Me: (putting on other glove) You know what, you’re right.
I’m fearfully awaiting the day my alarm clock becomes self-aware and the snooze button hits me back.
Me: Why did you throw that pencil at your brother?! You could have poked his eye out!
9: But I didn’t
Me: Not now but it could have hit him
9: But it didn’t
Me: That’s not the point! He could have gotten hurt
9: But he didn’t
Me: (pulls out wine cork with teeth)
Y’all it’s so wild to call a pharmacy and they ask for the date of birth and I’m like he is a cat I have no idea I found him in a shelter his name is James Dumpling you got his pills or???
i think they should have thrown one avenger in with all the scientists in oppenheimer. just one little tiny scene where oppenheimer, feynmann, and fermi are sitting around like “well, what do you think, Ant Man?”
I was going to watch the news this morning but I decided I wanted to have a good day.
Give a man a fish and he will think, “what a creepy gift.”
Teach a man to fish and he will think, “My god, I have never known such boredom.”
LOAN OFFICER: I’m just a little unclear on the details.
DAVE: What are you not getting? I have 3 adoptive sons that are musicians and also chipmunks. They are obviously quite small and thus require custom instruments, for which I need a loan. Why is this so complicated?
WHY ARE THEY STILL PLAYING CHRISTMAS COMMERCIALS?
Me watching recorded TV shows
Me: Man, I’m exhausted! I’m going to get a good night’s sleep tonight.
Toddler: hold my sippy cup
ME: *kneading the crap out of a box of Kleenex*
STORE CLERK: Excuse me, what are you doing?
ME: deep tissue massage
CLERK: *whispering into walkie talkie* security
Today, I saw a sign outside a dental office that said “We do our business in your mouth” and I haven’t stopped laughing.

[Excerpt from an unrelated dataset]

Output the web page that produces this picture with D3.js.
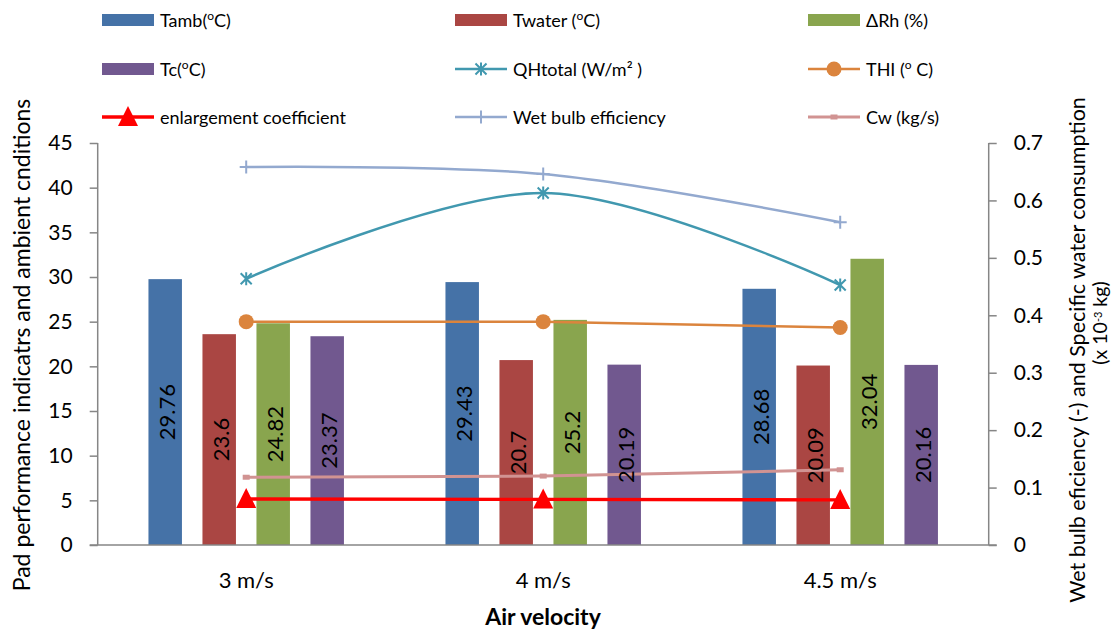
<!DOCTYPE html>
<html>
<head>
<meta charset="utf-8">
<script src="https://cdn.jsdelivr.net/npm/d3@7"></script>
<style>
  html, body { margin: 0; padding: 0; background: #ffffff; }
  svg { display: block; font-family: Lato, "Open Sans", sans-serif; }
</style>
</head>
<body>
<svg id="chart" width="1114" height="632"></svg>
<script>
// Categories and tick values
const categories = ["3 m/s", "4 m/s", "4.5 m/s"];
const leftTicks = [0, 5, 10, 15, 20, 25, 30, 35, 40, 45];
const rightTicks = [0, 0.1, 0.2, 0.3, 0.4, 0.5, 0.6, 0.7];

// Bar series (left axis)
const tamb = [29.76, 29.43, 28.68];
const twater = [23.6, 20.7, 20.09];
const deltaRh = [24.82, 25.2, 32.04];
const tc = [23.37, 20.19, 20.16];

// Line series on the left axis
const qhTotal = [29.8, 39.4, 29.1];
const thi = [25.0, 25.0, 24.35];
const enlargement = [5.15, 5.1, 5.05];

// Line series on the right axis
const wetBulb = [0.658, 0.646, 0.562];
const cw = [0.118, 0.120, 0.131];

const svg = d3.select("#chart");
const plot = { left: 97.7, right: 988.7, top: 143, bottom: 545 };

const x = d3.scaleBand().domain(categories).range([plot.left, plot.right]).padding(0);
const yL = d3.scaleLinear().domain([0, 45]).range([plot.bottom, plot.top]);
const yR = d3.scaleLinear().domain([0, 0.7]).range([plot.bottom, plot.top]);

const barSeries = [
  { key: "tamb", values: tamb, color: "#4572A7" },
  { key: "twater", values: twater, color: "#AA4643" },
  { key: "drh", values: deltaRh, color: "#89A54E" },
  { key: "tc", values: tc, color: "#71588F" }
];
const xs = d3.scaleBand().domain(barSeries.map(d => d.key)).range([-108, 108])
  .paddingInner(0.38).paddingOuter(0.19);

const cx = c => x(c) + x.bandwidth() / 2;

// Axes
const axisColor = "#868686";
const gL = svg.append("g").attr("transform", `translate(${plot.left},0)`)
  .call(d3.axisLeft(yL).tickValues(leftTicks).tickSize(8).tickPadding(17).tickFormat(d3.format("d")));
const gR = svg.append("g").attr("transform", `translate(${plot.right},0)`)
  .call(d3.axisRight(yR).tickValues(rightTicks).tickSize(8).tickPadding(17).tickFormat(d => d === 0 ? "0" : d3.format(".1f")(d)));
[gL, gR].forEach(g => {
  g.select(".domain").remove();
  g.selectAll(".tick line").attr("stroke", axisColor).attr("stroke-width", 1.5);
  g.selectAll(".tick text").attr("font-size", 21).attr("fill", "#000").attr("font-family", "Lato, sans-serif");
});
svg.append("line").attr("x1", plot.left).attr("x2", plot.left).attr("y1", plot.top).attr("y2", plot.bottom)
  .attr("stroke", axisColor).attr("stroke-width", 1.5);
svg.append("line").attr("x1", plot.right).attr("x2", plot.right).attr("y1", plot.top).attr("y2", plot.bottom)
  .attr("stroke", axisColor).attr("stroke-width", 1.5);

// Bars
const barG = svg.append("g");
barSeries.forEach(s => {
  barG.selectAll(null).data(categories).enter().append("rect")
    .attr("x", (c) => cx(c) + xs(s.key))
    .attr("width", xs.bandwidth())
    .attr("y", (c, i) => yL(s.values[i]))
    .attr("height", (c, i) => yL(0) - yL(s.values[i]))
    .attr("fill", s.color);
});

// Category axis line and labels
svg.append("line").attr("x1", plot.left - 8).attr("x2", plot.right + 8).attr("y1", plot.bottom).attr("y2", plot.bottom)
  .attr("stroke", axisColor).attr("stroke-width", 1.5);
svg.selectAll(".cat").data(categories).enter().append("text")
  .attr("x", c => cx(c)).attr("y", 588).attr("text-anchor", "middle")
  .attr("font-size", 22).text(c => c);

// Marker shapes
function drawMarker(g, type, px, py, color) {
  if (type === "circle") {
    g.append("circle").attr("cx", px).attr("cy", py).attr("r", 7.5).attr("fill", color);
  } else if (type === "triangle") {
    g.append("path").attr("d", `M${px},${py - 11}L${px + 10},${py + 9}L${px - 10},${py + 9}Z`).attr("fill", color);
  } else if (type === "star") {
    const r = 6.5;
    g.append("path").attr("d",
      `M${px},${py - r}V${py + r}M${px - r * 0.85},${py - r * 0.85}L${px + r * 0.85},${py + r * 0.85}M${px - r * 0.85},${py + r * 0.85}L${px + r * 0.85},${py - r * 0.85}`)
      .attr("stroke", color).attr("stroke-width", 2).attr("fill", "none");
  } else if (type === "plus") {
    const r = 6.5;
    g.append("path").attr("d", `M${px},${py - r}V${py + r}M${px - r},${py}H${px + r}`)
      .attr("stroke", color).attr("stroke-width", 2).attr("fill", "none");
  } else if (type === "square") {
    g.append("rect").attr("x", px - 3.5).attr("y", py - 2.5).attr("width", 7).attr("height", 5).attr("fill", color);
  }
}

const lineSeries = [
  { name: "wet", values: wetBulb, scale: yR, color: "#93A9CF", width: 2.5, marker: "plus", curve: d3.curveCatmullRom },
  { name: "qh", values: qhTotal, scale: yL, color: "#4198AF", width: 2.5, marker: "star", curve: d3.curveCatmullRom },
  { name: "thi", values: thi, scale: yL, color: "#DB843D", width: 2.5, marker: "circle", curve: d3.curveLinear },
  { name: "cw", values: cw, scale: yR, color: "#D19392", width: 3, marker: "square", curve: d3.curveLinear },
  { name: "enl", values: enlargement, scale: yL, color: "#FF0000", width: 3.3, marker: "triangle", curve: d3.curveLinear }
];

const lineG = svg.append("g");
lineSeries.forEach(s => {
  const pts = categories.map((c, i) => [cx(c), s.scale(s.values[i])]);
  lineG.append("path").attr("d", d3.line().curve(s.curve)(pts))
    .attr("fill", "none").attr("stroke", s.color).attr("stroke-width", s.width);
  pts.forEach(p => drawMarker(lineG, s.marker, p[0], p[1], s.color));
});

// Value labels inside the bars
barSeries.forEach(s => {
  categories.forEach((c, i) => {
    const bx = cx(c) + xs(s.key) + xs.bandwidth() / 2;
    const by = (yL(s.values[i]) + yL(0)) / 2;
    svg.append("text")
      .attr("transform", `translate(${bx + 1},${by}) rotate(-90)`)
      .attr("text-anchor", "middle").attr("dominant-baseline", "central")
      .attr("font-size", 22).attr("fill", "#000")
      .text(String(s.values[i]));
  });
});

// Legend
const legendItems = [
  { label: ["Tamb(", "o", "C)"], kind: "bar", color: "#4572A7" },
  { label: ["Twater (", "o", "C)"], kind: "bar", color: "#AA4643" },
  { label: ["ΔRh (%)"], kind: "bar", color: "#89A54E" },
  { label: ["Tc(", "o", "C)"], kind: "bar", color: "#71588F" },
  { label: ["QHtotal (W/m² )"], kind: "line", series: "qh" },
  { label: ["THI (", "o", " C)"], kind: "line", series: "thi" },
  { label: ["enlargement coefficient"], kind: "line", series: "enl" },
  { label: ["Wet bulb efficiency"], kind: "line", series: "wet" },
  { label: ["Cw (kg/s)"], kind: "line", series: "cw" }
];
const colX = [102, 455, 808];
const rowY = [20, 69, 117];
const legG = svg.append("g");
legendItems.forEach((item, i) => {
  const lx = colX[i % 3], ly = rowY[Math.floor(i / 3)];
  if (item.kind === "bar") {
    legG.append("rect").attr("x", lx).attr("y", ly - 6).attr("width", 52).attr("height", 12).attr("fill", item.color);
  } else {
    const s = lineSeries.find(d => d.name === item.series);
    legG.append("line").attr("x1", lx).attr("x2", lx + 52).attr("y1", ly).attr("y2", ly)
      .attr("stroke", s.color).attr("stroke-width", s.width);
    drawMarker(legG, s.marker, lx + 26, ly, s.color);
  }
  const t = legG.append("text").attr("x", lx + 58).attr("y", ly + 6.5).attr("font-size", 18).attr("fill", "#000");
  item.label.forEach((part, k) => {
    if (item.label.length > 1 && k === 1) {
      t.append("tspan").attr("font-size", 12).attr("dy", -7).text(part);
    } else if (item.label.length > 1 && k === 2) {
      t.append("tspan").attr("dy", 7).text(part);
    } else {
      t.append("tspan").text(part);
    }
  });
});

// Axis titles
svg.append("text").attr("transform", "translate(30,345) rotate(-90)")
  .attr("text-anchor", "middle").attr("font-size", 23).attr("fill", "#000")
  .text("Pad performance indicatrs and ambient cnditions");

svg.append("text").attr("x", 543).attr("y", 625).attr("text-anchor", "middle")
  .attr("font-size", 23).attr("font-weight", "bold").attr("fill", "#000")
  .text("Air velocity");

svg.append("text").attr("transform", "translate(1085,350) rotate(-90)")
  .attr("text-anchor", "middle").attr("font-size", 21.5).attr("fill", "#000")
  .text("Wet bulb eficiency (-) and Specific water consumption");
const r2 = svg.append("text").attr("transform", "translate(1107,323) rotate(-90)")
  .attr("text-anchor", "middle").attr("font-size", 19.5).attr("fill", "#000");
r2.append("tspan").text("(x 10");
r2.append("tspan").attr("font-size", 11).attr("dy", -5).text("-3");
r2.append("tspan").attr("dy", 5).text(" kg)");
</script>
</body>
</html>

gonna pet so many people’s dogs while they’re distracted looking at the eclipse
I don’t get why you have to call my wife *librarian ignores me while on phone* “your husband is here trying to check out a book about ramps”
Why are you breaking up with me?
“You treat your dog like a baby. It’s weird”
Shh *puts hands over dog’s ears* he’s 26 months he understands
Can y’all please stop posting obi-wan spoilers? I’m not going to watch it I just don’t want to hear about it anymore.
Me: Do you want to sign up for dance in the fall?
7: Yeah!!
Me: Which classes do you like best?
7: I don’t really like any of them. I just like dance because you get free costumes at the end.
Me:
7:
Me:
7:
Me: *blinks* I’m sorry, did you say free?
Hey, Facebook. Dead people can’t read your RIP shoutouts, because death.
Sorry I headbutted you, I was gonna punch you but, I was holding wine.
The sauciest 1% of Americans are saucier than the bottom 95% combined.
Whenever someone is about to tell me about their day, I just cover my ears and yell “SPOILER ALERT!”
terminator extends hand: come with me if you want to live
me:
terminator: i said come with me if
me: i heard you the first time
With my luck I would finally get a Hogwarts letter and it would say “we’ve been trying to reach you about your cars extended warranty”
Me: You’re SURE you know how to cut hair?
Wife: I told you I watched a YouTube video
fire doesn’t get enough credit for being so welcoming. it’s always like “hey you wanna come be fire too?”
I may be getting old but not “doesn’t know what day of the week it is” old. I can tell by which day I open on my daily pill organizer.